Uh . . . no. No Pentecostal did that until George W. Hensley started the practice in 1912, 12 years after Pentecostalism began. He was still a rather new convert and was praying in a mountain reading a passage in Mark when he received some weird revelation. Pentecostal denominations quickly labeled serpent handling as fanaticism and it has only ever been a feature of some churches in Appalachia. It is not a characteristic of Pentecostalism, neither now or in the past.

Why do you ask?

All I know about it is what I’ve read (having never encountered a serpent handler before). They believe, according to their interpretation of Mark 16:17-18 that serpent handling and drinking poison (some serpent handlers may also consume strychnine) are commanded in Scripture.
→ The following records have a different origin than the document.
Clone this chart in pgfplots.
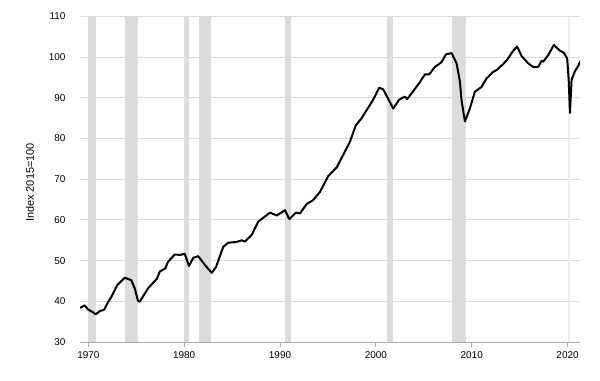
\documentclass[border=0pt]{standalone}
\usepackage{pgfplots}
\pgfplotsset{compat=1.18}
\usepackage{fontspec}
\setmainfont{Liberation Sans}
\definecolor{band}{HTML}{DCDCDC}
\definecolor{gridc}{HTML}{DADADA}
\definecolor{axisc}{HTML}{AAAAAA}
\begin{document}
\begin{tikzpicture}[x=1bp,y=1bp]
\path[use as bounding box] (0,0) rectangle (600,380);
\begin{axis}[
  at={(80bp,38bp)}, anchor=south west,
  scale only axis, width=500bp, height=325.5bp,
  xmin=1969.13, xmax=2021.3, ymin=30, ymax=110,
  axis x line*=bottom, axis y line*=left,
  y axis line style={draw=none},
  x axis line style={axisc, line width=1bp, -},
  ytick={30,40,...,110},
  xtick={1970,1980,...,2020},
  ymajorgrids, grid style={gridc, line width=1bp},
  ytick style={draw=none},
  xtick style={axisc, line width=1bp},
  xtick align=outside, major tick length=5bp,
  /pgf/number format/1000 sep={},
  /pgf/number format/assume math mode=true,
  tick label style={font=\fontsize{10}{12}\selectfont, black},
  yticklabel style={xshift=-11bp},
  xticklabel style={yshift=-1bp},
  ylabel={Index 2015=100},
  ylabel style={font=\fontsize{11}{13}\selectfont, at={(axis description cs:-0.1,0.49)}, anchor=center},
  clip=true,
]
\addplot[fill=band, draw=none, forget plot] coordinates {(1969.92,110) (1970.83,110)} \closedcycle;
\addplot[fill=band, draw=none, forget plot] coordinates {(1973.83,110) (1975.17,110)} \closedcycle;
\addplot[fill=band, draw=none, forget plot] coordinates {(1980.0,110) (1980.5,110)} \closedcycle;
\addplot[fill=band, draw=none, forget plot] coordinates {(1981.5,110) (1982.83,110)} \closedcycle;
\addplot[fill=band, draw=none, forget plot] coordinates {(1990.5,110) (1991.17,110)} \closedcycle;
\addplot[fill=band, draw=none, forget plot] coordinates {(2001.17,110) (2001.83,110)} \closedcycle;
\addplot[fill=band, draw=none, forget plot] coordinates {(2007.92,110) (2009.42,110)} \closedcycle;
\addplot[fill=band!50, draw=none, forget plot] coordinates {(2020.08,110) (2020.25,110)} \closedcycle;
\addplot[black, line width=2bp, line join=round] table {
x y
1969.13 38.4
1969.21 38.5
1969.62 39.0
1969.97 38.0
1970.49 37.3
1970.77 36.8
1971.19 37.6
1971.64 37.9
1972.05 39.8
1972.40 41.1
1973.02 44.0
1973.80 45.8
1974.48 45.2
1974.84 43.2
1975.18 40.1
1975.36 39.9
1976.23 43.2
1977.17 45.6
1977.45 47.3
1978.03 48.1
1978.31 49.7
1979.01 51.5
1979.6 51.4
1980.05 51.7
1980.50 48.7
1980.95 50.7
1981.47 51.1
1982.17 48.9
1982.87 47.0
1983.32 48.4
1984.08 53.4
1984.60 54.4
1985.48 54.6
1986.00 55.0
1986.34 54.7
1987.04 56.3
1987.73 59.6
1988.95 61.8
1989.65 61.1
1990.52 62.4
1990.96 60.2
1991.66 61.8
1992.08 61.6
1992.78 63.9
1993.47 64.9
1994.17 66.9
1995.03 70.8
1995.91 72.9
1996.77 76.8
1997.29 79.2
1997.92 83.3
1998.51 85.0
1999.04 87.0
1999.66 89.3
2000.35 92.5
2000.77 92.1
2001.81 87.4
2002.44 89.6
2003.03 90.3
2003.27 89.7
2004.52 93.6
2005.12 95.8
2005.57 95.8
2006.16 97.6
2006.86 98.8
2007.31 100.7
2007.90 101.0
2008.42 98.5
2008.77 94.0
2008.94 89.4
2009.29 84.2
2009.81 87.4
2010.33 91.5
2011.03 92.7
2011.55 94.8
2012.24 96.4
2012.59 96.8
2013.28 98.3
2013.80 99.7
2014.33 101.6
2014.74 102.6
2015.20 100.3
2015.89 98.5
2016.41 97.6
2016.93 97.6
2017.29 99.1
2017.46 98.9
2017.98 100.5
2018.57 103.0
2019.20 101.6
2019.61 101.1
2019.96 99.7
2020.12 94.4
2020.25 86.3
2020.42 94.4
2020.76 96.5
2021.10 97.8
2021.36 99.1
};
\end{axis}
\end{tikzpicture}
\end{document}
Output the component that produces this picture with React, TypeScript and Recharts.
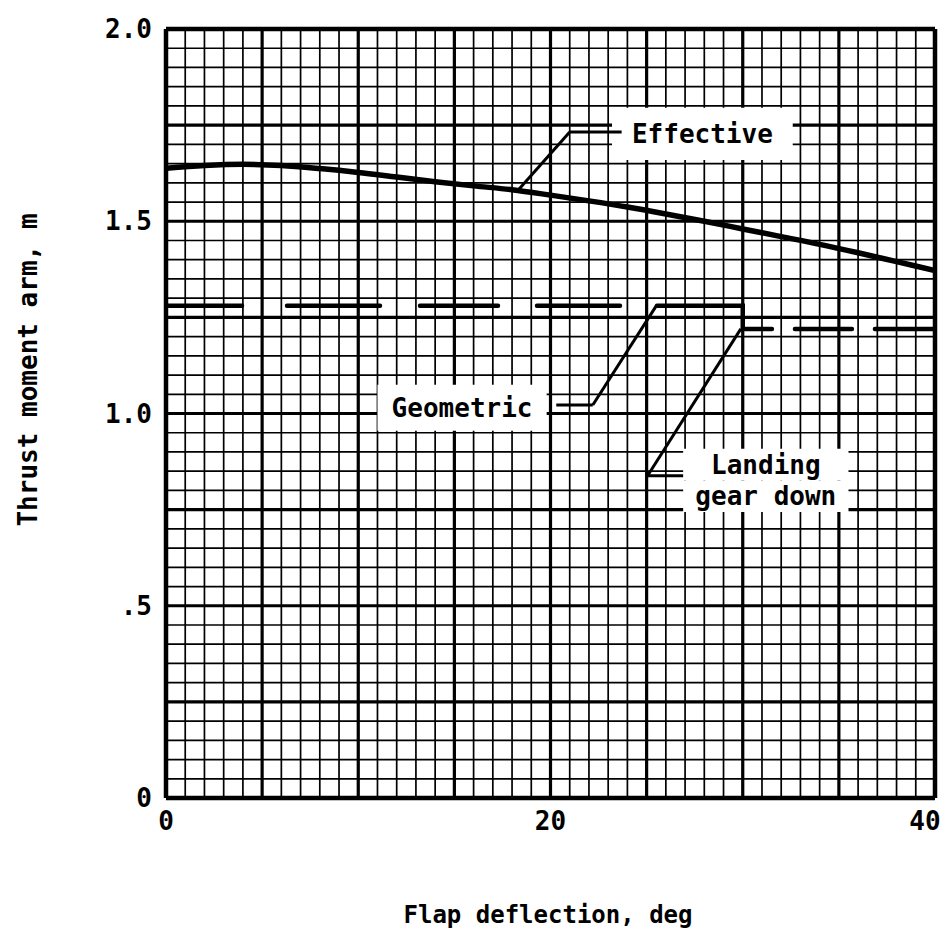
import { LineChart, Line, XAxis, YAxis, CartesianGrid, ReferenceLine, ReferenceArea, Label } from 'recharts';

const FONT = '"DejaVu Sans Mono", monospace';

// flap deflection, deg
const flapDeg = [0, 2, 4, 6, 8, 10, 12, 14, 16, 18, 20, 22, 24, 26, 28, 30, 32, 34, 36, 38, 40];
// effective thrust moment arm, m
const effectiveArm = [1.638, 1.645, 1.648, 1.645, 1.637, 1.627, 1.615, 1.603, 1.592, 1.582, 1.568, 1.553, 1.537, 1.519, 1.5, 1.48, 1.46, 1.44, 1.418, 1.395, 1.372];

// geometric arm: gear up to 30 deg, then landing gear down
const geometricDeg = [0, 30, 30, 40];
const geometricArm = [1.28, 1.28, 1.22, 1.22];

const xTicks = [0, 20, 40];
const yTicks = [0, 0.5, 1.0, 1.5, 2.0];
const yTickLabels: Record<number, string> = { 0: '0', 0.5: '.5', 1: '1.0', 1.5: '1.5', 2: '2.0' };

// graph paper: fine lines every 1 deg / 0.05 m, heavy every 5 deg / 0.25 m
const gridX = Array.from({ length: 41 }, (_, i) => i);
const gridY = Array.from({ length: 41 }, (_, i) => +(i * 0.05).toFixed(2));
const majorX = [0, 5, 10, 15, 20, 25, 30, 35, 40];
const majorY = [0, 0.25, 0.5, 0.75, 1.0, 1.25, 1.5, 1.75, 2.0];

const effectiveData = flapDeg.map((d, i) => ({ deg: d, arm: effectiveArm[i] }));
const geometricData = geometricDeg.map((d, i) => ({ deg: d, arm: geometricArm[i] }));

const labelStyle = { fill: '#000', fontSize: 26, fontFamily: FONT, fontWeight: 'bold' as const };

const XTick = (props: any) => {
  const { x, y, payload } = props;
  // last label sits a little inside so it is not clipped
  const shift = payload.value === 40 ? -10 : 0;
  return (
    <text x={x + shift} y={y} dy="0.71em" textAnchor="middle" style={labelStyle}>
      {payload.value}
    </text>
  );
};

export default function App() {
  return (
    <div style={{ width: 940, height: 930, background: '#fff' }}>
      <LineChart width={940} height={930} margin={{ top: 21, right: 13, bottom: 0, left: 0 }}>
        <CartesianGrid verticalValues={gridX} horizontalValues={gridY} stroke="#000" strokeWidth={1.7} />
        <CartesianGrid verticalValues={majorX} horizontalValues={majorY} stroke="#000" strokeWidth={3.2} />
        <XAxis
          dataKey="deg"
          type="number"
          domain={[0, 40]}
          ticks={xTicks}
          interval={0}
          height={140}
          axisLine={false}
          tickLine={false}
          tickSize={0}
          tickMargin={14}
          tick={XTick}
          allowDataOverflow
        >
          <Label
            content={() => (
              <text x={540} y={907} textAnchor="middle" dominantBaseline="central" style={{ ...labelStyle, fontSize: 24 }}>
                Flap deflection, deg
              </text>
            )}
          />
        </XAxis>
        <YAxis
          type="number"
          domain={[0, 2]}
          ticks={yTicks}
          interval={0}
          width={158}
          axisLine={false}
          tickLine={false}
          tickSize={0}
          tickMargin={14}
          tickFormatter={(v: number) => yTickLabels[v] ?? String(v)}
          tick={labelStyle}
          allowDataOverflow
        >
          <Label
            content={() => (
              <text
                x={20}
                y={362}
                transform="rotate(-90 20 362)"
                textAnchor="middle"
                dominantBaseline="central"
                style={labelStyle}
              >
                Thrust moment arm, m
              </text>
            )}
          />
        </YAxis>

        {/* heavy border */}
        <ReferenceLine x={0} stroke="#000" strokeWidth={4.5} />
        <ReferenceLine x={40} stroke="#000" strokeWidth={4.5} />
        <ReferenceLine y={0} stroke="#000" strokeWidth={4.5} />
        <ReferenceLine y={2} stroke="#000" strokeWidth={4.5} />

        {/* label boxes clear the grid */}
        <ReferenceArea x1={23.2} x2={32.6} y1={1.659} y2={1.795} fill="#fff" fillOpacity={1} stroke="none">
          <Label value="Effective" position="center" style={labelStyle} />
        </ReferenceArea>
        <ReferenceArea x1={11.0} x2={19.8} y1={0.955} y2={1.075} fill="#fff" fillOpacity={1} stroke="none">
          <Label value="Geometric" position="center" style={labelStyle} />
        </ReferenceArea>
        <ReferenceArea x1={26.9} x2={35.5} y1={0.826} y2={0.908} fill="#fff" fillOpacity={1} stroke="none">
          <Label value="Landing" position="center" style={labelStyle} />
        </ReferenceArea>
        <ReferenceArea x1={26.9} x2={35.5} y1={0.744} y2={0.826} fill="#fff" fillOpacity={1} stroke="none">
          <Label value="gear down" position="center" style={labelStyle} />
        </ReferenceArea>

        {/* leader lines */}
        <ReferenceLine segment={[{ x: 18.3, y: 1.58 }, { x: 21.0, y: 1.732 }]} stroke="#000" strokeWidth={3} />
        <ReferenceLine segment={[{ x: 21.0, y: 1.732 }, { x: 23.7, y: 1.732 }]} stroke="#000" strokeWidth={3} />
        <ReferenceLine segment={[{ x: 20.3, y: 1.022 }, { x: 22.2, y: 1.022 }]} stroke="#000" strokeWidth={3} />
        <ReferenceLine segment={[{ x: 22.2, y: 1.022 }, { x: 25.5, y: 1.28 }]} stroke="#000" strokeWidth={3} />
        <ReferenceLine segment={[{ x: 25.05, y: 0.838 }, { x: 26.9, y: 0.838 }]} stroke="#000" strokeWidth={3} />
        <ReferenceLine segment={[{ x: 25.05, y: 0.838 }, { x: 29.9, y: 1.22 }]} stroke="#000" strokeWidth={3} />

        <Line
          data={effectiveData}
          dataKey="arm"
          type="monotone"
          stroke="#000"
          strokeWidth={5.5}
          dot={false}
          isAnimationActive={false}
        />
        <Line
          data={geometricData}
          dataKey="arm"
          type="linear"
          stroke="#000"
          strokeWidth={4.5}
          strokeDasharray="76 45 93 40 78 39 83 37 138 23 57 23 62"
          strokeLinecap="round"
          dot={false}
          isAnimationActive={false}
        />
      </LineChart>
    </div>
  );
}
These activities will only take place when participants perceive the direct intervention of God. In other words, they wont do it unless “the anointing” is present. Deaths are explained by these people in the following ways: 1) the anointing was not present, 2) such deaths prove to outsiders that the snakes are poisonous and have not been defanged, 3) God wills their death.

I do hope you realize that the vast majority of Pentecostals are not serpent handlers. I would point out that people who assume that will be looked on as terribly ignorant and offensive by Pentecostals.

Now, I realize that the historical and organizational relationship between Appalachian snake-handlers and mainstream American Pentecostals is not even remotely similar to the relationship between fundamentalist polygamist Mormons and the mainstream Mormon Church, but Shane’s response may as well have been cut-and-pasted and searched-and-replaced from a mainstream Mormon’s reaction to being confronted about polygamy.

The only difference is that, as a bonus, Shane’s response also just drips with prejudice and snobbery towards Appalachian people.